Ob jemand tatsächlich isst, fällt häufig gar nicht auf: In vielen Kliniken werden die Teller unter einer Plastikhaube ans Bett gebracht und so auch wieder abgeräumt. Dass jemand das Essen nicht anrührt, muss nicht einmal mit schlechter Qualität zu tun haben. „Vielleicht kriegt jemand das Besteck nicht aus der Zellophantüte gefummelt oder ist zu schwach, die Gabel zu halten“, nennt Diana Rubin vom Vorstand der Deutschen Gesellschaft für Ernährungsmedizin weitere Gründe.
Ob jemand isst oder nicht – egal
Genau das berichtete mir eine Frau über ihrem 85-jährigen Vater. Während eines längeren Aufenthalts im Krankenhaus hat er 22 Kilo abgenommen. Weil die Tochter ihn wegen der Pandemie nicht besuchen durfte, konnte auch sie ihm nicht helfen. Personalmangel, permanenter Stress auf den Stationen, ungeeignetes Essen für die Genesung – all das sind Symptome eines kranken Systems, das Gesundheit als Markt begreift.
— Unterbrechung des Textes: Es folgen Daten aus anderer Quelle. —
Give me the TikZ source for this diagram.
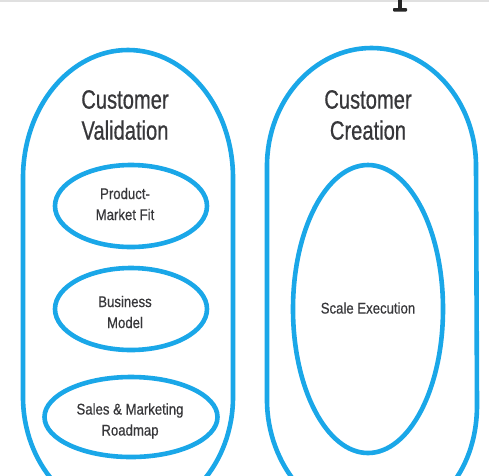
\documentclass[tikz,border=0pt]{standalone}
\usepackage{fontspec}
\setmainfont{Liberation Sans}
\newfontfamily\bigcond[FakeStretch=0.76,FakeBold=0.6]{Liberation Sans}
\newfontfamily\smallcond[FakeStretch=0.85,FakeBold=0.5]{Liberation Sans}
\usetikzlibrary{shapes.geometric}
\definecolor{cblue}{RGB}{26,167,232}
\definecolor{ctext}{RGB}{55,55,58}
\begin{document}
\begin{tikzpicture}[x=1pt,y=-1pt,
  outline/.style={draw=cblue, line width=4.6pt},
  oval/.style={ellipse, draw=cblue, line width=4.6pt, inner sep=0pt},
  bigtext/.style={text=ctext, font=\bigcond\fontsize{26.5}{31}\selectfont, align=center, inner sep=0pt},
  smalltext/.style={text=ctext, font=\smallcond\fontsize{15.5}{21}\selectfont, align=center, inner sep=0pt}]
\useasboundingbox (0,0) rectangle (489,475);
\clip (0,0) rectangle (489,475);
\fill[white] (0,0) rectangle (489,475);
\draw[black!12, line width=1.5pt] (0,0.75) -- (489,0.75);
\fill[black!85] (397.7,0) rectangle (402.3,8.5);
\fill[black!85, rounded corners=0.8pt] (393,8) rectangle (407,11.5);
% outer shapes
\draw[outline] (128,50) .. controls (186,50) and (233,107) .. (233,178) -- (233,397)
  .. controls (233,463) and (186,517) .. (128,517) .. controls (70,517) and (23,463) .. (23,397)
  -- (23,178) .. controls (23,107) and (70,50) .. (128,50) -- cycle;
\draw[outline] (371.5,48) .. controls (429,48) and (476,101) .. (476,166) -- (477,405)
  .. controls (477,475) and (432,522) .. (374,522) .. controls (314,522) and (267,465) .. (267,400)
  -- (267,166) .. controls (267,101) and (314,48) .. (371.5,48) -- cycle;
% titles
\node[bigtext] (cv) at (125,115) {Customer\\Validation};
\node[bigtext] (cc) at (368,115) {Customer\\Creation};
% inner ovals
\node[oval, minimum width=152pt, minimum height=82pt] (pmf) at (131,206) {};
\node[oval, minimum width=152pt, minimum height=82pt] (bm) at (131,309) {};
\node[oval, minimum width=173pt, minimum height=80pt] (smr) at (131,417) {};
\node[oval, minimum width=150pt, minimum height=288pt] (se) at (368,309) {};
% labels
\node[smalltext] (pmft) at (125,204) {Product-\\Market Fit};
\node[smalltext] (bmt) at (125,312) {Business\\Model};
\node[smalltext] (smrt) at (130,421) {Sales \& Marketing\\Roadmap};
\node[smalltext] (set) at (368,308) {Scale Execution};
\end{tikzpicture}
\end{document}
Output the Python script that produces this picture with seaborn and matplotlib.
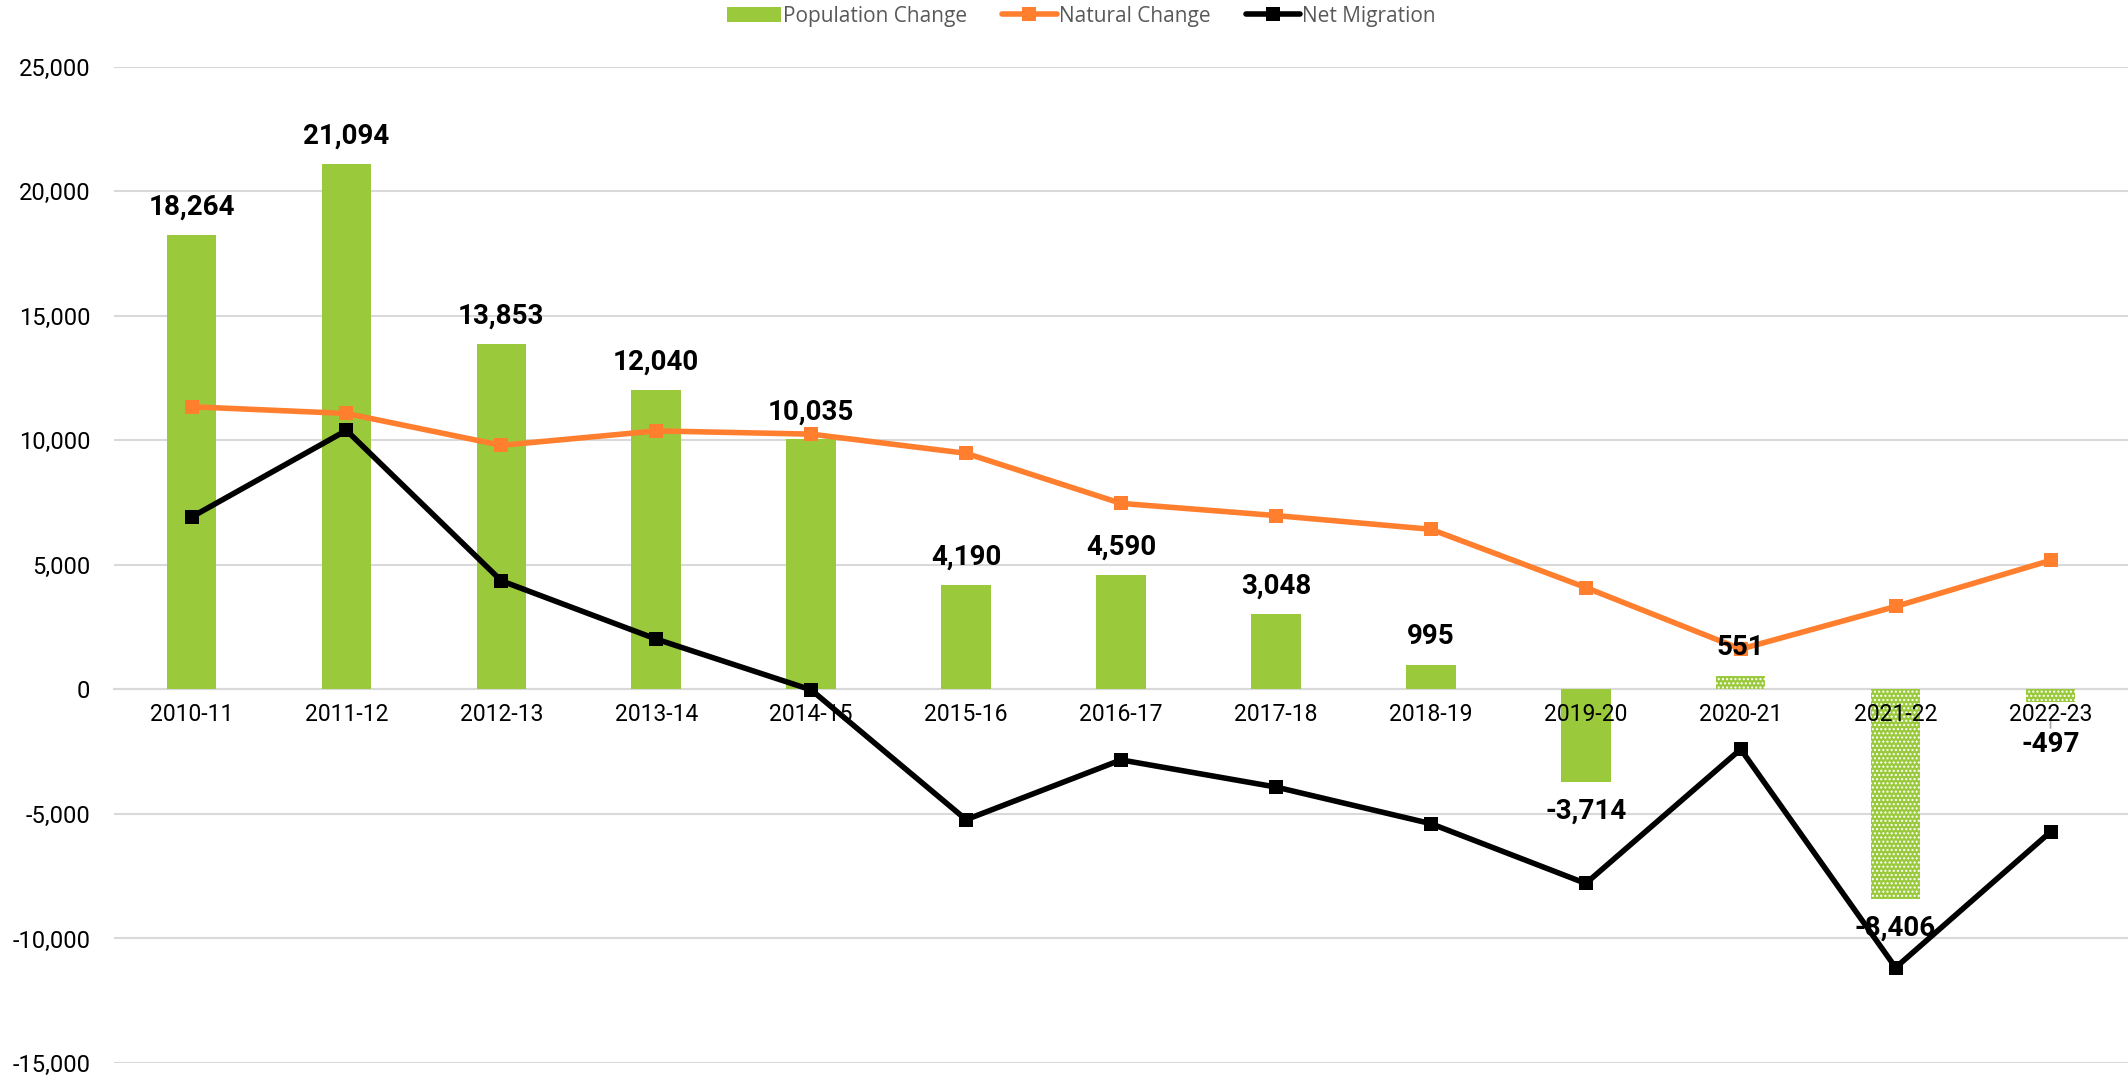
import numpy as np
import pandas as pd
import matplotlib
matplotlib.use('Agg')
import matplotlib.pyplot as plt
from matplotlib.patches import Patch
from matplotlib.lines import Line2D
import seaborn as sns

periods = ['2010-11', '2011-12', '2012-13', '2013-14', '2014-15', '2015-16', '2016-17',
           '2017-18', '2018-19', '2019-20', '2020-21', '2021-22', '2022-23']
population_change = [18264, 21094, 13853, 12040, 10035, 4190, 4590, 3048, 995, -3714, 551, -8406, -497]
natural_change = [11350, 11080, 9800, 10380, 10250, 9480, 7470, 6980, 6430, 4090, 1620, 3330, 5180]
net_migration = [6920, 10400, 4360, 2020, -20, -5230, -2830, -3920, -5390, -7790, -2400, -11170, -5720]
hatched = ['2020-21', '2021-22', '2022-23']

GREEN = '#9ACA3C'
ORANGE = '#FF7F2F'
GRID = '#D9D9D9'

sns.set_theme(style='white')
plt.rcParams['font.family'] = ['Roboto', 'DejaVu Sans']

df = pd.DataFrame({'period': periods, 'pop': population_change,
                   'natural': natural_change, 'migration': net_migration})
df['x'] = np.arange(len(df))

fig = plt.figure(figsize=(21.28, 10.77), dpi=100)
ax = fig.add_axes([0.0536, 0.013, 0.9464, 0.925])

sns.barplot(data=df, x='period', y='pop', color=GREEN, saturation=1, width=0.32, ax=ax, zorder=2)
for patch, period in zip(ax.patches, df['period']):
    patch.set_linewidth(0)
    if period in hatched:
        patch.set_edgecolor('white')
        patch.set_hatch('....')

sns.lineplot(data=df, x='x', y='natural', color=ORANGE, linewidth=4, marker='s',
             markersize=10.5, markeredgewidth=0, ax=ax, zorder=3)
sns.lineplot(data=df, x='x', y='migration', color='black', linewidth=4, marker='s',
             markersize=10.5, markeredgewidth=0, ax=ax, zorder=4)

# value labels for population change
lab_kw = dict(textcoords='offset points', ha='center', va='center', color='black',
              fontsize=20, fontweight='bold', zorder=3.5)
for i, v in enumerate(population_change):
    txt = f'{v:,}'
    if v >= 0:
        ax.annotate(txt, (i, v), xytext=(0, 20), **lab_kw)
    elif periods[i] == '2022-23':
        ax.annotate(txt, (i, v), xytext=(0, -31),
                    arrowprops=dict(arrowstyle='-', color='#A6A6A6', lw=1.2,
                                    shrinkA=0, shrinkB=12), **lab_kw)
    else:
        ax.annotate(txt, (i, v), xytext=(0, -21), **lab_kw)

ax.set_ylim(-15000, 25000)
ax.set_xlim(-0.5, len(periods) - 0.5)
ax.set_yticks(np.arange(-15000, 25001, 5000))
ax.yaxis.set_major_formatter(matplotlib.ticker.FuncFormatter(lambda v, p: f'{int(v):,}'))
ax.grid(axis='y', color=GRID, linewidth=1.5)
ax.set_axisbelow(True)
ax.xaxis.set_zorder(5)  # category labels sit on top of the bars
ax.set_xlabel('')
ax.set_ylabel('')

for s in ['top', 'right', 'left']:
    ax.spines[s].set_visible(False)
ax.spines['bottom'].set_position(('data', 0))
ax.spines['bottom'].set_color(GRID)
ax.spines['bottom'].set_linewidth(1.5)
ax.spines['bottom'].set_zorder(1)
ax.tick_params(axis='both', length=0, colors='black')
ax.tick_params(axis='y', pad=17, labelsize=17)
ax.tick_params(axis='x', pad=10, labelsize=16.5)

handles = [Patch(facecolor=GREEN, edgecolor='none'),
           Line2D([0], [0], color=ORANGE, lw=4, marker='s', markersize=10, markeredgewidth=0),
           Line2D([0], [0], color='black', lw=4, marker='s', markersize=10, markeredgewidth=0)]
leg = fig.legend(handles, ['Population Change', 'Natural Change', 'Net Migration'],
                 loc='center', bbox_to_anchor=(0.508, 0.985), ncol=3, frameon=False,
                 prop={'family': 'Open Sans', 'size': 15}, handlelength=2.6,
                 handletextpad=0.1, columnspacing=1.7)
for t in leg.get_texts():
    t.set_color('#595959')

fig.savefig('out.png', dpi=100)
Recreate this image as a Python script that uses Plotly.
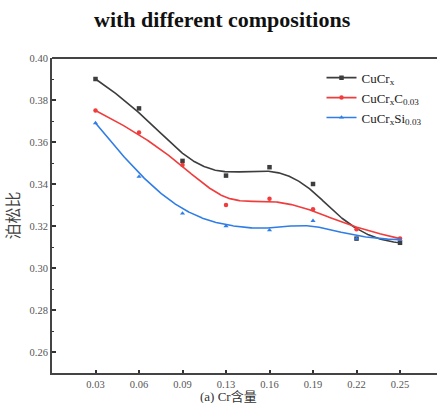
import numpy as np
import plotly.graph_objects as go

categories = ["0.03", "0.06", "0.09", "0.13", "0.16", "0.19", "0.22", "0.25"]
cucr = [0.390, 0.376, 0.351, 0.344, 0.348, 0.340, 0.314, 0.312]
cucr_c = [0.375, 0.3645, 0.349, 0.330, 0.333, 0.328, 0.3185, 0.314]
cucr_si = [0.369, 0.3435, 0.326, 0.320, 0.318, 0.3225, 0.314, 0.3135]
series_names = ["CuCr<sub>x</sub>", "CuCr<sub>x</sub>C<sub>0.03</sub>", "CuCr<sub>x</sub>Si<sub>0.03</sub>"]
y_ticks = [0.26, 0.28, 0.30, 0.32, 0.34, 0.36, 0.38, 0.40]

xs = list(range(len(categories)))
serif = "Liberation Serif"


def bspline(px, py, samples=300, k=3):
    """Clamped cubic B-spline using the data points as control points (Origin-style)."""
    P = np.column_stack([px, py]).astype(float)
    n = len(P)
    inner = np.arange(1, n - k)
    knots = np.concatenate([np.zeros(k + 1), inner, np.full(k + 1, n - k)]).astype(float)
    ts = np.linspace(0, n - k, samples)
    out = []
    for t in ts:
        if t >= knots[n]:
            s = n - 1
        else:
            s = np.searchsorted(knots, t, side="right") - 1
        d = [P[j + s - k].copy() for j in range(k + 1)]
        for r in range(1, k + 1):
            for j in range(k, r - 1, -1):
                i = j + s - k
                den = knots[i + k + 1 - r] - knots[i]
                a = 0.0 if den == 0 else (t - knots[i]) / den
                d[j] = (1 - a) * d[j - 1] + a * d[j]
        out.append(d[k])
    out = np.array(out)
    return out[:, 0], out[:, 1]


fig = go.Figure()
styles = [
    (cucr, "#3d3d3d", "square"),
    (cucr_c, "#f03c3c", "circle"),
    (cucr_si, "#2f7de6", "triangle-up"),
]
for (vals, color, sym), name in zip(styles, series_names):
    cx, cy = bspline(xs, vals)
    fig.add_trace(go.Scatter(x=cx, y=cy, mode="lines", showlegend=False,
                             line=dict(color=color, width=1.6), hoverinfo="skip"))
    fig.add_trace(go.Scatter(x=xs, y=vals, mode="markers", showlegend=False,
                             marker=dict(symbol=sym, size=4.5, color=color)))
    fig.add_trace(go.Scatter(x=[None], y=[None], name=name, mode="lines+markers",
                             line=dict(color=color, width=1.6),
                             marker=dict(symbol=sym, size=4.5, color=color)))

fig.update_layout(
    width=437, height=403,
    margin=dict(l=52, r=0, t=58, b=30),
    paper_bgcolor="white", plot_bgcolor="white",
    font=dict(family=serif, size=11, color="#444"),
    showlegend=True,
    legend=dict(
        x=0.70, y=0.985, xanchor="left", yanchor="top",
        font=dict(family=serif, size=13, color="#222"),
        bgcolor="rgba(0,0,0,0)", itemwidth=30, tracegroupgap=0,
    ),
    xaxis=dict(
        range=[-1, 7.85], tickmode="array", tickvals=xs, ticktext=categories,
        ticks="inside", ticklen=3, tickwidth=1.5, tickcolor="#333",
        showline=True, linecolor="#444", linewidth=2, mirror=False,
        showgrid=False, zeroline=False,
        tickfont=dict(family=serif, size=10.5, color="#555"),
    ),
    yaxis=dict(
        range=[0.25, 0.40], tickmode="array", tickvals=y_ticks,
        ticktext=[f"{v:.2f}" for v in y_ticks],
        ticks="inside", ticklen=4, tickwidth=1.5, tickcolor="#333",
        minor=dict(ticks="inside", ticklen=2, tickwidth=1, tickcolor="#333", dtick=0.01, tick0=0.25),
        showline=True, linecolor="#444", linewidth=2,
        showgrid=False, zeroline=False,
        tickfont=dict(family=serif, size=10.5, color="#555"),
        title=dict(text="泊松比", font=dict(family="Noto Sans CJK SC", size=16, color="#444"), standoff=8),
    ),
    shapes=[dict(type="line", xref="paper", yref="paper", x0=0, x1=1, y0=1, y1=1,
                 line=dict(color="#444", width=2))],
    annotations=[
        dict(text="<b>with different compositions</b>", xref="paper", yref="paper",
             x=(222 - 52) / 385, y=1 + (58 - 20) / 315, xanchor="center", yanchor="middle",
             showarrow=False, font=dict(family=serif, size=22, color="#111")),
        dict(text="(a) Cr含量", xref="paper", yref="paper",
             x=(228 - 52) / 385, y=-(396 - 373) / 315, xanchor="center", yanchor="middle",
             showarrow=False, font=dict(family="Liberation Serif, Noto Sans CJK SC", size=13, color="#333")),
    ],
)

fig.write_html("out.html")
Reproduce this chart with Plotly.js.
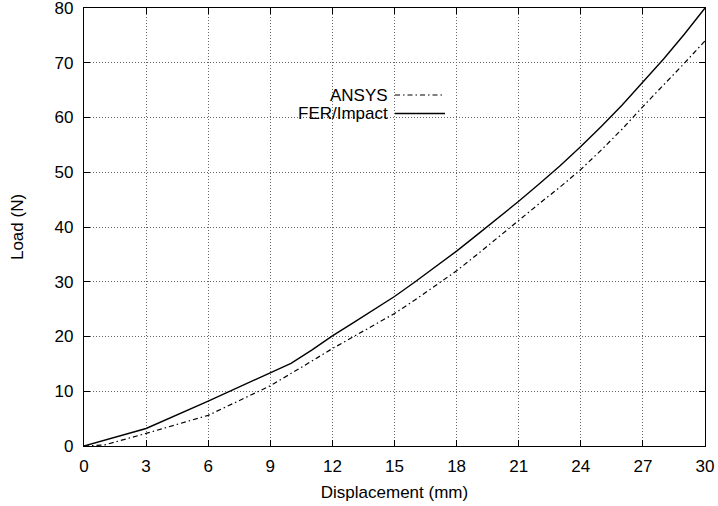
<!DOCTYPE html>
<html>
<head>
<meta charset="utf-8">
<script src="https://cdn.plot.ly/plotly-3.0.1.min.js"></script>
<style>html,body{margin:0;padding:0;background:#fff;}#chart{width:718px;height:506px;}</style>
</head>
<body>
<div id="chart"></div>
<script>
const ansysX = [0, 1, 3, 6, 9, 10, 11, 12, 13, 14, 15, 16, 17, 18, 19, 20, 21, 22, 23, 24, 25, 26, 27, 28, 29, 30];
const ansysY = [0, 0.2, 2.3, 5.6, 11.0, 13.2, 15.5, 17.8, 19.9, 22.0, 24.2, 26.7, 29.3, 32.0, 35.0, 38.1, 41.3, 44.3, 47.3, 50.5, 54.1, 57.9, 62.0, 65.9, 69.9, 74.0];
const ferX = [0, 3, 6, 9, 10, 11, 12, 13, 14, 15, 16, 17, 18, 19, 20, 21, 22, 23, 24, 25, 26, 27, 28, 29, 30];
const ferY = [0, 3.2, 8.2, 13.4, 15.1, 17.5, 20.1, 22.5, 24.9, 27.3, 30.0, 32.8, 35.6, 38.6, 41.6, 44.7, 47.9, 51.2, 54.7, 58.4, 62.3, 66.4, 70.7, 75.2, 80.0];
const xTicks = [0, 3, 6, 9, 12, 15, 18, 21, 24, 27, 30];
const yTicks = [0, 10, 20, 30, 40, 50, 60, 70, 80];
const seriesNames = ['ANSYS', 'FER/Impact'];

const font = 'Liberation Sans, Arial, sans-serif';
const dashDot = '5px,3px,1.5px,3px';
const traces = [
  {x: ansysX, y: ansysY, mode: 'lines', name: seriesNames[0],
   line: {color: '#000', width: 1.2, dash: dashDot}},
  {x: ferX, y: ferY, mode: 'lines', name: seriesNames[1],
   line: {color: '#000', width: 1.4}}
];
const axisCommon = {
  showline: true, linecolor: '#000', linewidth: 1.2, mirror: 'ticks',
  ticks: 'inside', ticklen: 6, tickcolor: '#000', tickwidth: 1,
  showgrid: true, gridcolor: '#666', griddash: '1px,2px', gridwidth: 1,
  zeroline: false, ticklabeloverflow: 'allow',
  tickfont: {family: font, size: 17, color: '#000'}
};
const L = 84, R = 705, T = 8, B = 446;
const px = v => (v - L) / (R - L);
const py = v => (B - v) / (B - T);
const layout = {
  width: 718, height: 506,
  margin: {l: L, r: 718 - R, t: T, b: 506 - B},
  paper_bgcolor: '#fff', plot_bgcolor: '#fff',
  showlegend: false,
  xaxis: Object.assign({}, axisCommon, {
    range: [0, 30], tickvals: xTicks, ticktext: xTicks.map(String),
    ticklabelstandoff: 4,
    title: {text: 'Displacement (mm)', font: {family: font, size: 17, color: '#000'}, standoff: 11}
  }),
  yaxis: Object.assign({}, axisCommon, {
    range: [0, 80], tickvals: yTicks, ticktext: yTicks.map(String),
    ticklabelstandoff: 6,
    title: {text: 'Load (N)', font: {family: font, size: 17, color: '#000'}, standoff: 26}
  }),
  annotations: [
    {xref: 'paper', yref: 'paper', x: px(390), y: py(95),
     xanchor: 'right', yanchor: 'middle', text: seriesNames[0], showarrow: false,
     font: {family: font, size: 17, color: '#000'}},
    {xref: 'paper', yref: 'paper', x: px(390), y: py(113.5),
     xanchor: 'right', yanchor: 'middle', text: seriesNames[1], showarrow: false,
     font: {family: font, size: 17, color: '#000'}}
  ],
  shapes: [
    {type: 'line', xref: 'paper', yref: 'paper',
     x0: px(395), x1: px(445), y0: py(95), y1: py(95),
     line: {color: '#000', width: 1.2, dash: dashDot}},
    {type: 'line', xref: 'paper', yref: 'paper',
     x0: px(395), x1: px(445), y0: py(113.5), y1: py(113.5),
     line: {color: '#000', width: 1.4}}
  ]
};
Plotly.newPlot('chart', traces, layout, {staticPlot: true, displayModeBar: false});
</script>
</body>
</html>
Dass Klinik-Essen im besten Fall trostlos, im schlechtesten Fall sogar tödlich ist, trifft nicht nur die Patient*innen selbst. Es ist auch volkswirtschaftlich Unsinn. Wenn Wunden langsamer heilen und die Infektionsrate steigt, dauern Genesungsprozesse länger – und das verursacht höhere Kosten für die Sozialversicherungen.
Essen kann die Gesundheit fördern
Die Deutsche Gesellschaft für Ernährung hat vor zwei Jahren Standards für die Verpflegung in Krankenhäusern herausgegeben. Die können sie anwenden – oder auch nicht. Bisher richten sich gerade einmal vier Prozent der Kliniken danach. Doch Essen, das Gesundwerden fördert, sollte im Krankenhaus selbstverständlich sein.
Im Prinzip muss das gesamte Gesundheitssystem umgebaut werden: Ins Zentrum gehört, was Kranke brauchen. Aber bis dahin wird noch viel Weißbrot mit Scheiblettenkäse serviert worden sein.